Tradition feiert man richtig mit Innovation

100 Jahre Österreichischer Komponistenbund. Eröffnungskonzert im Radiokulturhaus

Onur Dülger & Liina Leijala bei der Aufführung von „celloacoustic“ im Radiokulturhaus mit dem Webern Ensemble. (Foto: Markus Sepperer)

Onur Dülger & Liina Leijala bei der Aufführung von „celloacoustic“ im Radiokulturhaus mit dem Webern Ensemble. (Foto: Markus Sepperer)

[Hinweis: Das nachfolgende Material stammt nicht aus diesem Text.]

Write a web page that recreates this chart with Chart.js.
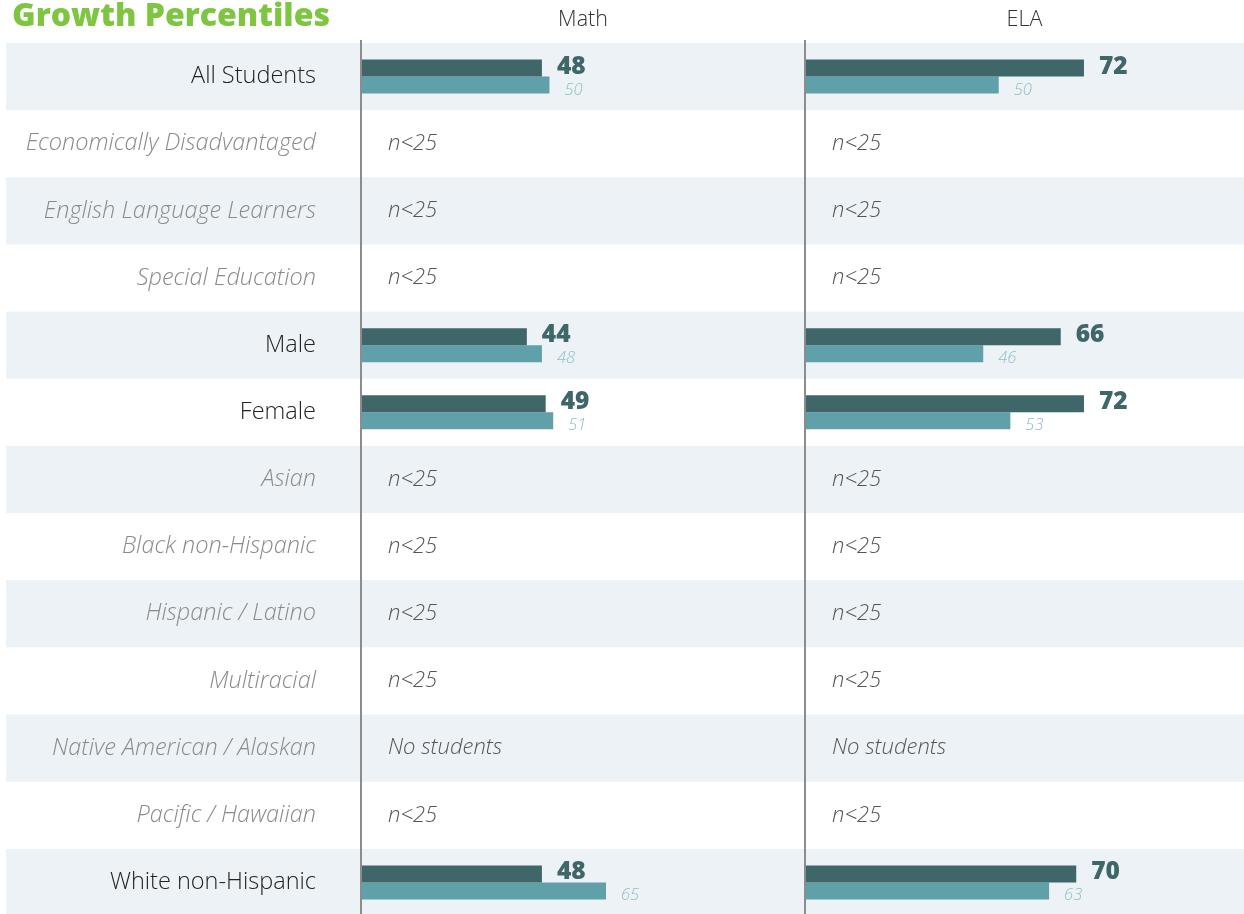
<!DOCTYPE html>
<html><head><meta charset="utf-8">
<script src="https://cdn.jsdelivr.net/npm/chart.js@4/dist/chart.umd.min.js"></script>
<style>
html,body{margin:0;padding:0;background:#fff;overflow:hidden;}
#wrap{position:relative;width:1244px;height:916px;}
#title{position:absolute;left:12px;top:-3px;font-family:'Open Sans';font-weight:800;font-size:32px;line-height:34px;color:#7ec641;z-index:2;white-space:nowrap;}
</style></head><body>
<div id="wrap"><div id="title">Growth Percentiles</div><canvas id="c"></canvas></div>
<script>
const categories = ['All Students','Economically Disadvantaged','English Language Learners','Special Education','Male','Female','Asian','Black non-Hispanic','Hispanic / Latino','Multiracial','Native American / Alaskan','Pacific / Hawaiian','White non-Hispanic'];
const mathSchool = [48,null,null,null,44,49,null,null,null,null,null,null,48];
const mathComparison = [50,null,null,null,48,51,null,null,null,null,null,null,65];
const elaSchool = [72,null,null,null,66,72,null,null,null,null,null,null,70];
const elaComparison = [50,null,null,null,46,53,null,null,null,null,null,null,63];
const notes = ['','n<25','n<25','n<25','','','n<25','n<25','n<25','n<25','No students','n<25',''];
const panelTitles = ['Math','ELA'];

const DARK = '#3f6668', LIGHT = '#60a0a8';
Chart.defaults.font.family = "'Open Sans', sans-serif";

const hasData = i => mathSchool[i] != null || elaSchool[i] != null;

const drawPlugin = {
  id: 'custom',
  beforeDraw(chart) {
    const {ctx, scales: {y}} = chart;
    const h = (y.bottom - y.top) / categories.length;
    ctx.save();
    ctx.fillStyle = '#edf2f6';
    categories.forEach((c, i) => {
      if (i % 2 === 0) {
        const yc = y.getPixelForValue(i);
        ctx.fillRect(6, yc - h / 2, chart.width - 6, h);
      }
    });
    ctx.restore();
  },
  afterDatasetsDraw(chart) {
    const {ctx, scales: {y}} = chart;
    ctx.save();
    ['xMath', 'xEla'].forEach(id => {
      const s = chart.scales[id];
      ctx.fillStyle = '#8c8c8c';
      ctx.fillRect(s.left - 1, 40, 2, chart.height - 40);
      ctx.font = "italic 300 22px 'Open Sans'";
      ctx.fillStyle = '#555';
      ctx.textBaseline = 'middle';
      ctx.textAlign = 'left';
      notes.forEach((n, i) => {
        if (n) ctx.fillText(n, s.left + 27, y.getPixelForValue(i));
      });
    });
    chart.data.datasets.forEach((ds, di) => {
      const meta = chart.getDatasetMeta(di);
      meta.data.forEach((bar, i) => {
        const v = ds.data[i];
        if (v == null) return;
        const p = bar.getProps(['x', 'y', 'height'], true);
        ctx.textAlign = 'left';
        ctx.textBaseline = 'alphabetic';
        if (ds.stack === 's') {
          ctx.font = "800 24.5px 'Open Sans'";
          ctx.fillStyle = DARK;
          ctx.fillText(String(v), p.x + 15, p.y + p.height / 2 - 3);
        } else {
          ctx.font = "italic 300 16.5px 'Open Sans'";
          ctx.fillStyle = '#8fbfc6';
          ctx.fillText(String(v), p.x + 15, p.y + p.height / 2 + 1);
        }
      });
    });
    ctx.restore();
  }
};

const xAxis = (title, weight, max) => ({
  type: 'linear', position: 'top', stack: 'panels', stackWeight: weight,
  min: 0, max: max, stacked: false,
  ticks: {display: false},
  grid: {display: false, drawTicks: false},
  border: {display: false},
  title: {display: true, text: title, color: '#333', font: {size: 21.5, weight: 300}, padding: {top: 6.6, bottom: 10.6}}
});

new Chart(document.getElementById('c'), {
  type: 'bar',
  data: {
    labels: categories,
    datasets: [
      {label: 'Math', data: mathSchool, xAxisID: 'xMath', yAxisID: 'y', stack: 's', backgroundColor: DARK},
      {label: 'Math comparison', data: mathComparison, xAxisID: 'xMath', yAxisID: 'y', stack: 'c', backgroundColor: LIGHT},
      {label: 'ELA', data: elaSchool, xAxisID: 'xEla', yAxisID: 'y', stack: 's', backgroundColor: DARK},
      {label: 'ELA comparison', data: elaComparison, xAxisID: 'xEla', yAxisID: 'y', stack: 'c', backgroundColor: LIGHT}
    ]
  },
  options: {
    indexAxis: 'y',
    responsive: true,
    maintainAspectRatio: false,
    animation: false,
    categoryPercentage: 0.506,
    barPercentage: 1,
    layout: {padding: 0},
    plugins: {legend: {display: false}, tooltip: {enabled: false}},
    scales: {
      xEla: xAxis(panelTitles[1], 439, 113.3),
      xMath: xAxis(panelTitles[0], 444, 117.8),
      y: {
        type: 'category', position: 'left', offset: true,
        grid: {display: false, drawTicks: false},
        border: {display: false},
        afterFit: s => { s.width = 361; s.paddingTop = 0; s.paddingBottom = 0; },
        ticks: {
          padding: 45,
          font: ctx => ({size: 23.5, weight: 300, style: hasData(ctx.index) ? 'normal' : 'italic'}),
          color: ctx => hasData(ctx.index) ? '#222' : '#8a8a8a'
        }
      }
    }
  },
  plugins: [drawPlugin]
});
</script>
</body></html>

Mit einem Konzert am Montag dem 10.6. eröffnete der Österreichische Komponistenbund (ÖKB) seine einwöchigen Feiern anlässlich des 100jährigen Jubiläums. Im großen Sendesaal des Radiokulturhauses war an diesem speziellen Abend der Blick aber ganz und gar nicht nach rückwärts, sondern weit in die Zukunft gerichtet. Kamen doch insgesamt fünf Werke von jungen Komponisten zur Aufführung, die derzeit alle, bis auf Onur Dülger, noch ihre Kompositionsstudien in Österreich absolvieren. Den Auftakt machte Alexander Kaiser mit seinem Werk „Interferenzen“. Dafür stand ihm ein abstraktes Werk von Gerhard Richter aus den 80er Jahren als Ausgangsmaterial für seine kompositorischen Ideen Pate. Um die Seh- bzw. Hörgewohnheiten auf den Kopf zu stellen, setzte Kaiser die musikalische Umsetzung des fertigen Bildes an den Beginn der Komposition, um danach Schritt für Schritt an den Anfang seiner Entstehung, die er in einer Dokumentation gesehen hatte, zurückzugelangen. Zwischen dem kraftvollen Beginn und dem hauchfeinen Ausklang des Stückes lag eine klar nachvollziehbare Klangstruktur, aus welcher man unterschiedliche „Arbeitsschritte“ gut heraushören konnte. Ein Ensemble des Konservatorium Wien Privatuniversität unter Giuseppe Montesano interpretierte – wie auch alle anderen jungen Klangkörper an diesem Abend – ausgesprochen professionell. Besonders gefordert war der Schlagwerker – man hätte ihm zwei zusätzliche Arme gewünscht.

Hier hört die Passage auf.